JawaPos.com – Keberangkatan pekerja migran Indonesia (PMI) secara ilegal masih menjadi pekerjaan rumah Pemprov Nusa Tenggara Barat (NTB). Berbagai upaya dilakukan untuk menekannya, termasuk menjalin MoU (memorandum of understanding) dengan kabupaten/kota terkait perlindungan PMI.
Hanya, seperti dilansir Lombok Post, sampai saat ini kesepakatan itu baru sebatas di atas kertas. Belum mampu membendung keberangkatan warga NTB untuk bekerja ke luar negeri secara ilegal.

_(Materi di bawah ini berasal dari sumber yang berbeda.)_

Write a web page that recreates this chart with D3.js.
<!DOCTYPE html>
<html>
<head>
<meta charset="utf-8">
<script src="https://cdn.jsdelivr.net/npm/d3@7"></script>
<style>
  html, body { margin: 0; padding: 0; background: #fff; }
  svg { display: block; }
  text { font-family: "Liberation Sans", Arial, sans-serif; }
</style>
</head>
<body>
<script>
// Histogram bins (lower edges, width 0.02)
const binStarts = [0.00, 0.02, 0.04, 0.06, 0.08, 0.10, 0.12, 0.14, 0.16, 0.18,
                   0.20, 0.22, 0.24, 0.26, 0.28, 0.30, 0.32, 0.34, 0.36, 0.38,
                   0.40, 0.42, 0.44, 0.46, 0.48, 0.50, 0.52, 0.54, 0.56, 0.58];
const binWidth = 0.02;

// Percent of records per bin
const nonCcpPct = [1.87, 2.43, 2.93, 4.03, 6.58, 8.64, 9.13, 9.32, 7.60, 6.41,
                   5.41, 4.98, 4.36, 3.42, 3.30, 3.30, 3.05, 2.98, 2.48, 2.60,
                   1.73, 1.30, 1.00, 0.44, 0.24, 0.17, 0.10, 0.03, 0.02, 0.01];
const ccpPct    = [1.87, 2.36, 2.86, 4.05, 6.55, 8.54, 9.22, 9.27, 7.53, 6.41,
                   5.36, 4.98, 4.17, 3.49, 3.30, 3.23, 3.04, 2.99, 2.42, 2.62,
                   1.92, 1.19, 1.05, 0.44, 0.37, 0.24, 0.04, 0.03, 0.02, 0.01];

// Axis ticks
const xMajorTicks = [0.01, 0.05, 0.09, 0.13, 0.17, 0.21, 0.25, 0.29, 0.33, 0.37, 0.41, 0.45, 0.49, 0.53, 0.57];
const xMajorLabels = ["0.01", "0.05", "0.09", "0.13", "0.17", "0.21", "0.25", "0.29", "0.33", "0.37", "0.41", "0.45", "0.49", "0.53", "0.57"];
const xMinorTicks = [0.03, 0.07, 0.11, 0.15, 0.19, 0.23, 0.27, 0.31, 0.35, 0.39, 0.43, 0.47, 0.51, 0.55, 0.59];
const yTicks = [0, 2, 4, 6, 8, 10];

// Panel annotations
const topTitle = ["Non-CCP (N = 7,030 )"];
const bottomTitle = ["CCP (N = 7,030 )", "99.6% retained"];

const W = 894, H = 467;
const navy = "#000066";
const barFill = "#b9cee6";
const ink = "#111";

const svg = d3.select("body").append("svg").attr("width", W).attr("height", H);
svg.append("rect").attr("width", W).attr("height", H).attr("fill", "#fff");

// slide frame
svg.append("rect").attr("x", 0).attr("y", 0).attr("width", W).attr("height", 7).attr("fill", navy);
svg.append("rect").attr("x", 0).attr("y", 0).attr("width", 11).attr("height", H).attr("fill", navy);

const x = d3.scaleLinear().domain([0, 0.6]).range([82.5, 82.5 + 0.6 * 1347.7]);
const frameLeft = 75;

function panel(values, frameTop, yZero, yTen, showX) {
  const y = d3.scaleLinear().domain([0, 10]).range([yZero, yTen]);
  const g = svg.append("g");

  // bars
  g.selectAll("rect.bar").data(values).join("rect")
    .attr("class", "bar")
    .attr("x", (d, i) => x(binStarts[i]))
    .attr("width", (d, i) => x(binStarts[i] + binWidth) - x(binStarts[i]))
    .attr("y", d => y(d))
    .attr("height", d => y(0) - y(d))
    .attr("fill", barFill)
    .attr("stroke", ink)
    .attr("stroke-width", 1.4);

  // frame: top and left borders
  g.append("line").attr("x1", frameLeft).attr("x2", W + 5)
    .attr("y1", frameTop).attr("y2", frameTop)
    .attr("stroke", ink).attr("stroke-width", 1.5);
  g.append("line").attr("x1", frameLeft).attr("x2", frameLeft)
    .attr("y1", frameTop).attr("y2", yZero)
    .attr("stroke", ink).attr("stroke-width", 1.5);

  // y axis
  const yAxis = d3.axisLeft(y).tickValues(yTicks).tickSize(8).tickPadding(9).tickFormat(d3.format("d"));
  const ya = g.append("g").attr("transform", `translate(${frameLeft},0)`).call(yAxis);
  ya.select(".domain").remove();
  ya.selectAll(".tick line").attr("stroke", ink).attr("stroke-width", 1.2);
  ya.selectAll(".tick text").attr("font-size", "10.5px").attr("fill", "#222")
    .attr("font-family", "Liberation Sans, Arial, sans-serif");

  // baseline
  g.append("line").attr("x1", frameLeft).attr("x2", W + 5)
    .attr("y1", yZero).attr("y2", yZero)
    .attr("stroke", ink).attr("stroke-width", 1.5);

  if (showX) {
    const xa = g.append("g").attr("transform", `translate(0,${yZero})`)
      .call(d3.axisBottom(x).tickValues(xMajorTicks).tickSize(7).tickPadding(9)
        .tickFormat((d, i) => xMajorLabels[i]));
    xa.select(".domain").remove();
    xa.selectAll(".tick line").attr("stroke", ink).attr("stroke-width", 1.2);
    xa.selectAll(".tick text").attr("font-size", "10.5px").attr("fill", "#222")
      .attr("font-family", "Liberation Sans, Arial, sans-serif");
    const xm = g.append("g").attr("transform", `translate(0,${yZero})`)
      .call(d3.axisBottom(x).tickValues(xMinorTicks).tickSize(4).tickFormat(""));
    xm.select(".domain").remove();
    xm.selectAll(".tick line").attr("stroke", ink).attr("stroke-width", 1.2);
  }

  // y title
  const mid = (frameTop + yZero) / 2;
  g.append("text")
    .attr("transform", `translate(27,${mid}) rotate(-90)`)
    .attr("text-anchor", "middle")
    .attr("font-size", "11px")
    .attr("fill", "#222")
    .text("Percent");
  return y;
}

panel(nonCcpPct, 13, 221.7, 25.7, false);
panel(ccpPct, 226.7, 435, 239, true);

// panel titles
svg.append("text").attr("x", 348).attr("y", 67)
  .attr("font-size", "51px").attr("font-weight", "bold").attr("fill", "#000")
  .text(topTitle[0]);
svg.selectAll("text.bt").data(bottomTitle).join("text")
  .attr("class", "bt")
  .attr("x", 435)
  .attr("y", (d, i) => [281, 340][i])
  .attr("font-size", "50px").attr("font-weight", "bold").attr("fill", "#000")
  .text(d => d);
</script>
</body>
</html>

Cerita pilu mereka yang meninggal saat hendak memasuki Malaysia bahkan terjadi hanya dalam rentang waktu dua pekan Desember tahun ini. Pada Sabtu (4/12) dua pekan lalu, tiga jenazah PMI asal NTB ditemukan terdampar di perairan timur Semenanjung sekitar Mersing dan Tanjung Bedil, Johor. Seluruhnya berasal dari Lombok Tengah.
Mereka menumpang kapal laut dari sekitar perairan Kepulauan Riau. Kemudian, 500 meter sebelum garis pantai, seluruh penumpang dipaksa terjun dan berenang menuju pantai. Ketiga korban tersebut meninggal diduga kelelahan dan tidak mampu berenang.
Kemudian, Rabu (15/12), kapal yang membawa sekitar 50 WNI yang oleh pihak Malaysia disebut berasal dari Lombok karam di perairan Johor. Korban meninggal berjatuhan dan sebagian lainnya belum ditemukan.
Wakil Gubernur NTB Hj Sitti Rohmi Djalilah mengatakan, hampir 90 persen PMI yang menjadi korban kekerasan atau bahkan hingga meninggal dunia berangkat secara tidak prosedural. ”Makanya, tidak boleh lagi ke depan begini. Berangkat unprocedural,” kata Rohmi.
MoU provinsi dengan kabupaten/kota diharapkan bisa menggerakkan aparatur desa maupun dusun untuk lebih proaktif. Memberikan pelindungan kepada warga desa yang ingin menjadi PMI. ”Bahkan, Kadus atau Kades akan dapat sanksi, kalau ada palsukan data,” tegasnya.
Sejauh ini, Malaysia masih menutup pintu untuk pekerja. Namun, masih banyak PMI, terutama dari NTB, yang mencoba masuk.